La semaine dernière, je suis allée passer 3 jours à Dublin toute seule. Il faut savoir que j’ai très peu exploré le monde dans ma vie, et encore moins toute seule. Voyager est une chose simple pour beaucoup, mais pour moi c’est une montagne. L’un de ces plaisirs que je ne m’autorise pas, empêchée par une trame solide de peurs et d’interdictions plus ou moins conscientes.
Pendant le vol du retour, j’ai passé de longues minutes à observer le paysage, fascinée par le réseau lumineux que formaient les constructions humaines dans la nuit. Les villes, les villages, les routes, les bateaux. L’enfant en moi y voyait un filigrane d’or vieilli d’une beauté irréelle. L’adulte coupable pensait à un lichen nitrophile recouvrant la surface terrestre chaque jour un peu plus, sa terrible beauté symptomatique de notre action.
Puis je me suis demandée : « Où sont les voitures ? Est-ce que tu les vois bouger ? » et j’ai fixé les routes à la recherche d’un mouvement. Tout semblait figé, jusqu’à ce qu’un effort supplémentaire de concentration me permette de distinguer l’avancée d’un véhicule. Lent, si lent, tellement lent qu’il semblait immobile. Par un jeu de perspective quasi-inversée, je me suis revue petite, terrifiée dans mon lit à l’idée de l’infini, de l’univers, de ce qu’il impliquait quant à la valeur de nos existences.
Il y a longtemps, je crois avoir lu que dans certains moments de grands dangers, les êtres humains percevaient soudain quelques secondes comme une éternité.

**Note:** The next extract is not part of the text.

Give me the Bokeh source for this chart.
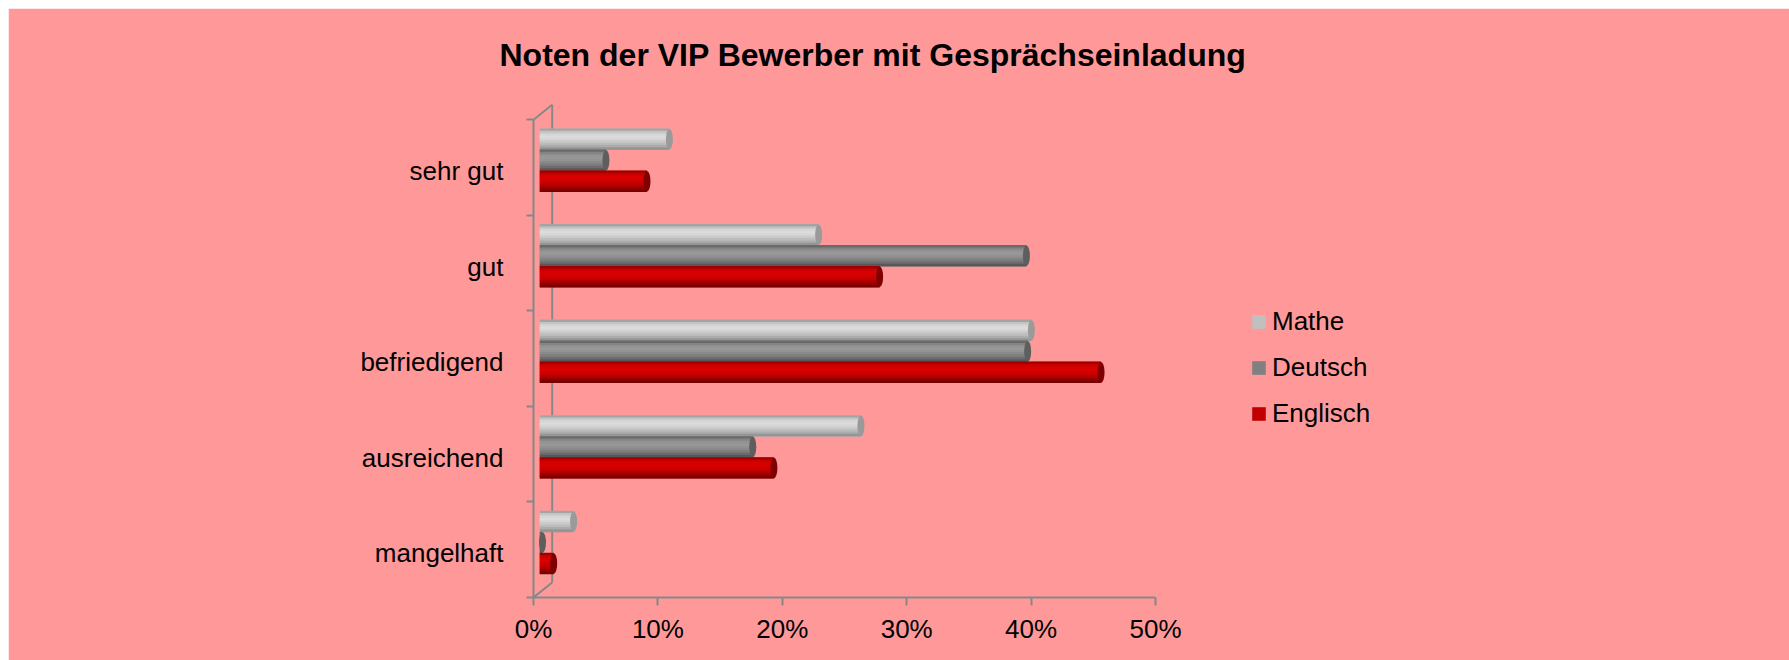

Un étirement du temps qui leur permettrait quoi, déjà ? De pouvoir réagir ? De s’ajuster à leur propre mort, le fameux « voir sa vie défiler devant ses yeux » ?
Là-haut, voir cette voiture progresser comme pousse un brin d’herbe m’a procuré un inexplicable réconfort. Je ne sais pas trop pourquoi. Peut-être que je l’ai pris comme un rappel que tout ce qui paraît trop rapide peut être ralenti, même nos vies qui paraissent si petites.